ABC’s ‘This Week’ Obsesses Over the Supposed ‘Blue Wave’

April 1st, 2018 5:27 PM

On Sunday, ABC’s This Week With George Stephanopoulos served up a heavy dose of “blue wave” rhetoric, featuring a segment dedicated to the purported Democratic surge, an interview with a Democratic Senator from a red state, and a Republican strategist who had already decided that the GOP would be losing the House in 2018 “by 40 or 50 seats.” 

During a discussion about President Trump’s apparent aversion to delegating tasks to his cabinet, Republican strategist Alex Castellanos interjected to offer a gloomy outlook for both the President and the GOP:

It’s hard to believe when Republicans lose the House in 2018, maybe by 40 or 50 seats, that House is not going to impeach him. And it’s also hard to believe that a U.S. Senate that’s going to be scared to death, though maybe still in Republican hands, is not going to take a serious look when it has to deal with this President.

None of the other panelists objected to this assessment by Castellanos — nor did any seem overly surprised that a supposed Republican strategist would treat his own party’s spectacular defeat as a foregone conclusion. 

 

 

Throughout the show, a chyron appeared intermittently which listed the upcoming topics that would be covered, one of which was titled, “Is A Blue Wave Coming?” The content of this segment was rather self-explanatory. After a brief clip played of Republican Congressman Ryan Costello (PA) discussing his decision not to seek re-election, Stephanopoulos noted emphatically that Costello was the twenty-third Republican Congressman to announce his retirement. 

He then sat down with ABC national correspondent Tom Llamas to discuss Democrats’ electoral prospects in 2018. Republicans were referenced in this segment only in their capacity as the opponents of Democratic congressional hopefuls, or in cases where a Republican Congressman's aspirations for higher office left an open seat for Democrats to seize. Immediately after this analysis, Stephanopoulos conducted an interview with Democratic Senator Doug Jones, who had recently won a special election in Alabama. Unsurprisingly, the majority of his questions for the Senator amounted to requests for advice advice to other Democrats seeking to unseat Republican contenders. 

Liberal media bias is often a game of plausible deniability. After all, Stephanopoulos never stared directly into the camera and whispered, “I hope the Democrats win.” Yet even a cursory glance at the content of Sunday’s show betrays the approximate political views of those who created it.
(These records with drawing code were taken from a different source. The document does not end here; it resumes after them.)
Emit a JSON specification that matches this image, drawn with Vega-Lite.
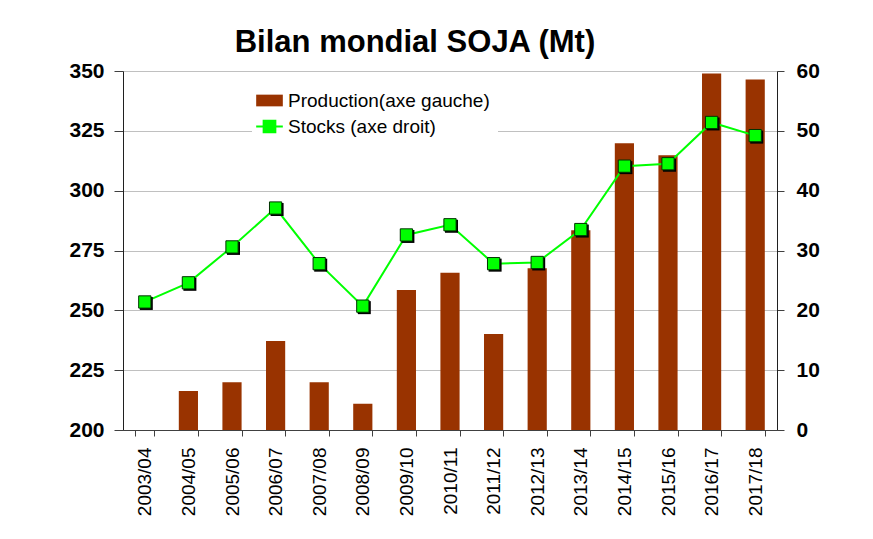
{
  "$schema": "https://vega.github.io/schema/vega-lite/v6.json",
  "width": 654,
  "height": 359,
  "autosize": "none",
  "padding": {"left": 123, "top": 71, "right": 96, "bottom": 109},
  "background": "white",
  "title": {
    "text": "Bilan mondial SOJA (Mt)",
    "font": "Liberation Sans",
    "fontSize": 31,
    "fontWeight": "bold",
    "color": "black",
    "anchor": "middle",
    "frame": "group",
    "baseline": "alphabetic",
    "offset": -23,
    "dx": -35
  },
  "data": {
    "values": [
      {"season": "2003/04", "production": 186.0, "stocks": 21.4},
      {"season": "2004/05", "production": 216.3, "stocks": 24.6},
      {"season": "2005/06", "production": 220.0, "stocks": 30.6},
      {"season": "2006/07", "production": 237.2, "stocks": 37.1},
      {"season": "2007/08", "production": 220.0, "stocks": 27.8},
      {"season": "2008/09", "production": 211.0, "stocks": 20.7},
      {"season": "2009/10", "production": 258.5, "stocks": 32.6},
      {"season": "2010/11", "production": 265.7, "stocks": 34.3},
      {"season": "2011/12", "production": 240.1, "stocks": 27.8},
      {"season": "2012/13", "production": 267.6, "stocks": 28.0},
      {"season": "2013/14", "production": 283.5, "stocks": 33.5},
      {"season": "2014/15", "production": 319.8, "stocks": 44.1},
      {"season": "2015/16", "production": 314.8, "stocks": 44.5},
      {"season": "2016/17", "production": 349.0, "stocks": 51.4},
      {"season": "2017/18", "production": 346.5, "stocks": 49.2}
    ]
  },
  "encoding": {
    "x": {
      "field": "season",
      "type": "nominal",
      "sort": null,
      "scale": {"paddingInner": 0.56, "paddingOuter": 0.28},
      "axis": {
        "title": null,
        "labelAngle": -90,
        "labelAlign": "right",
        "labelBaseline": "middle",
        "labelFont": "Liberation Sans",
        "labelFontSize": 19,
        "labelColor": "black",
        "labelPadding": 11,
        "tickSize": 6,
        "tickBand": "extent",
        "tickColor": "#404040",
        "domainColor": "#404040",
        "grid": false
      }
    }
  },
  "layer": [
    {
      "mark": {"type": "bar", "color": "#993300", "clip": true},
      "encoding": {
        "y": {
          "field": "production",
          "type": "quantitative",
          "scale": {"domain": [200, 350], "zero": false, "nice": false},
          "axis": {
            "title": null,
            "orient": "left",
            "values": [200, 225, 250, 275, 300, 325, 350],
            "labelFont": "Liberation Sans",
            "labelFontSize": 21,
            "labelFontWeight": "bold",
            "labelColor": "black",
            "labelPadding": 10,
            "tickSize": 9,
            "tickColor": "#404040",
            "domainColor": "#202020",
            "grid": true,
            "gridColor": "#c0c0c0",
            "gridWidth": 1
          }
        },
        "color": {
          "datum": "Production(axe gauche)",
          "type": "nominal",
          "scale": {
            "domain": ["Production(axe gauche)", "Stocks (axe droit)"],
            "range": ["#993300", "#00ff00"]
          },
          "legend": {
            "title": null,
            "orient": "none",
            "legendX": 129,
            "legendY": 12,
            "padding": 8,
            "fillColor": "white",
            "labelFont": "Liberation Sans",
            "labelFontSize": 19,
            "labelColor": "black",
            "labelOffset": 9,
            "labelLimit": 400,
            "rowPadding": 5,
            "symbolSize": 169,
            "encode": {
              "symbols": {
                "update": {
                  "shape": {"signal": "datum.value === 'Stocks (axe droit)' ? 'M-2.05,0H2.05M-0.9,-0.9H0.9V0.9H-0.9Z' : 'M-2.05,-0.9H2.05V0.9H-2.05Z'"},
                  "fill": {"signal": "datum.value === 'Stocks (axe droit)' ? '#00ff00' : '#993300'"},
                  "stroke": {"signal": "datum.value === 'Stocks (axe droit)' ? '#00cc00' : '#993300'"},
                  "strokeWidth": {"signal": "datum.value === 'Stocks (axe droit)' ? 2 : 0"},
                  "opacity": {"value": 1},
                  "fillOpacity": {"value": 1}
                }
              }
            }
          }
        }
      }
    },
    {
      "encoding": {
        "y": {
          "field": "stocks",
          "type": "quantitative",
          "scale": {"domain": [0, 60], "nice": false},
          "axis": {
            "title": null,
            "orient": "right",
            "values": [0, 10, 20, 30, 40, 50, 60],
            "labelFont": "Liberation Sans",
            "labelFontSize": 21,
            "labelFontWeight": "bold",
            "labelColor": "black",
            "labelPadding": 12,
            "tickSize": 7,
            "tickColor": "#404040",
            "domainColor": "#202020",
            "grid": false
          }
        }
      },
      "layer": [
        {
          "mark": {"type": "line", "strokeWidth": 2},
          "encoding": {
            "color": {"datum": "Stocks (axe droit)", "type": "nominal"}
          }
        },
        {
          "mark": {"type": "point", "shape": "square", "size": 169, "filled": true, "color": "#000000", "opacity": 1, "xOffset": 1.5, "yOffset": 1.5},
          "encoding": {}
        },
        {
          "mark": {"type": "point", "shape": "square", "size": 150, "filled": true, "fill": "#00ff00", "stroke": "#003300", "strokeWidth": 1, "opacity": 1},
          "encoding": {}
        }
      ]
    }
  ],
  "resolve": {"scale": {"y": "independent"}},
  "config": {
    "view": {"stroke": null}
  }
}
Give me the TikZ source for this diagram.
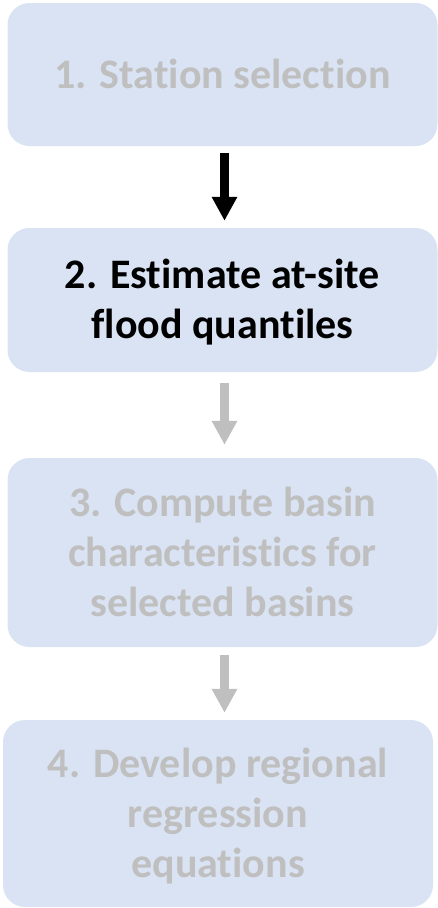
\documentclass[tikz,border=0pt]{standalone}
\usepackage{fontspec}
\setmainfont{Carlito}[Ligatures=NoCommon]
\usepackage{xcolor}
\usetikzlibrary{arrows.meta}

\definecolor{boxfill}{HTML}{DAE3F3}
\definecolor{fadedtext}{HTML}{BFBFBF}

% keep the text block centred on its baselines
\newcommand{\tstrut}{\rule{0pt}{39pt}}
\newcommand{\bstrut}{\rule[-12pt]{0pt}{12pt}}

\begin{document}
\begin{tikzpicture}[x=1pt, y=-1pt,
    stepbox/.style  = {fill=boxfill, rounded corners=22pt, inner sep=0pt,
                       align=center, font=\fontsize{42}{50}\selectfont\bfseries},
    doneflow/.style = {line width=9pt, black, -{Triangle[width=24pt,length=24pt]}},
    nextflow/.style = {line width=9pt, fadedtext, -{Triangle[width=24pt,length=24pt]}}]
        \useasboundingbox  (0,0) rectangle (438,908);

        \node [stepbox, minimum width=430pt, minimum height=143pt, text=fadedtext]
              (station)  at (222.5,74.5)  {\tstrut\bstrut 1. Station selection};
        \node [stepbox, minimum width=430pt, minimum height=144pt, text=black]
              (quantile) at (222.5,300)   {\tstrut 2. Estimate at-site\\flood quantiles\bstrut};
        \node [stepbox, minimum width=430pt, minimum height=189pt, text=fadedtext]
              (basin)    at (222.5,552.5) {\tstrut 3. Compute basin\\characteristics for\\selected basins\bstrut};
        \node [stepbox, minimum width=430pt, minimum height=187pt, text=fadedtext]
              (regress)  at (218,813.5)   {\tstrut 4. Develop regional\\regression\\equations\bstrut};

        \coordinate (axis) at (224.5,0);

        \draw [doneflow, shorten <=7pt,  shorten >=7pt]  (station.south -| axis)  -- (quantile.north -| axis);
        \draw [nextflow, shorten <=11pt, shorten >=13pt] (quantile.south -| axis) -- (basin.north -| axis);
        \draw [nextflow, shorten <=8pt,  shorten >=7pt]  (basin.south -| axis)    -- (regress.north -| axis);
      \end{tikzpicture}
\end{document}
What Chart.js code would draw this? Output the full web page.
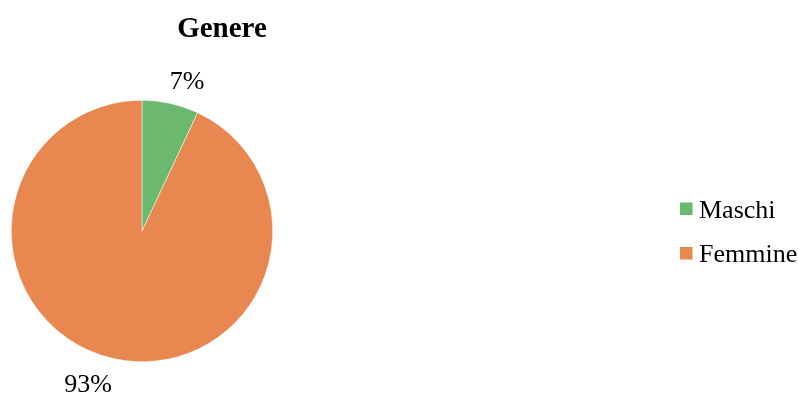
<!DOCTYPE html>
<html><head><meta charset="utf-8">
<script src="https://cdn.jsdelivr.net/npm/chart.js"></script>
<style>html,body{margin:0;padding:0;background:#fff}#wrap{width:798px;height:394px}</style>
</head><body><div id="wrap"><canvas id="c" width="798" height="394"></canvas></div>
<script>
const categories = ['Maschi', 'Femmine'];
const values = [7, 93];
const colors = ['#6bb86f', '#e88850'];
const chartTitle = 'Genere';

const FONT = '"Liberation Serif", "Times New Roman", serif';

const overlay = {
  id: 'overlay',
  afterDraw(chart) {
    const ctx = chart.ctx;
    const ds = chart.data.datasets[0];
    const total = ds.data.reduce((a, b) => a + b, 0);
    ctx.save();
    ctx.fillStyle = '#000';
    ctx.textAlign = 'center';
    ctx.textBaseline = 'alphabetic';
    ctx.font = 'bold 29px ' + FONT;
    ctx.fillText(chartTitle, 222, 37);
    // percentage labels outside the slices
    const meta = chart.getDatasetMeta(0);
    ctx.font = '26px ' + FONT;
    meta.data.forEach((arc, i) => {
      const txt = Math.round(ds.data[i] / total * 100) + '%';
      let x, y;
      if (i === 0) { x = arc.x + 45; y = arc.y - 142; }
      else { x = arc.x - 54; y = arc.y + 161; }
      ctx.fillText(txt, x, y);
    });
    // legend
    ctx.textAlign = 'left';
    ctx.font = '26px ' + FONT;
    chart.data.labels.forEach((lab, i) => {
      const y = 217.5 + i * 44.5;
      ctx.fillStyle = ds.backgroundColor[i];
      ctx.fillRect(680, y - 15, 12.5, 12.5);
      ctx.fillStyle = '#000';
      ctx.fillText(lab, 699, y);
    });
    ctx.restore();
  }
};

new Chart(document.getElementById('c'), {
  type: 'pie',
  data: {
    labels: categories,
    datasets: [{ data: values, backgroundColor: colors, borderWidth: 0.5, borderColor: '#ffffff' }]
  },
  options: {
    responsive: false,
    animation: false,
    layout: { padding: { left: 11, right: 525, top: 100, bottom: 32 } },
    plugins: { legend: { display: false }, tooltip: { enabled: false }, title: { display: false } }
  },
  plugins: [overlay]
});
</script></body></html>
Of those examples named above, none were more brazen than a segment about the 2018 midterms being both named after and entirely focused on specifically the Democratic party’s political aspirations. 

Presumably, there are also still at least few Republican strategists out there who don’t believe a cataclysmic GOP defeat in 2018 is already written in ink — though on Sunday’s This Week, there were none to be found.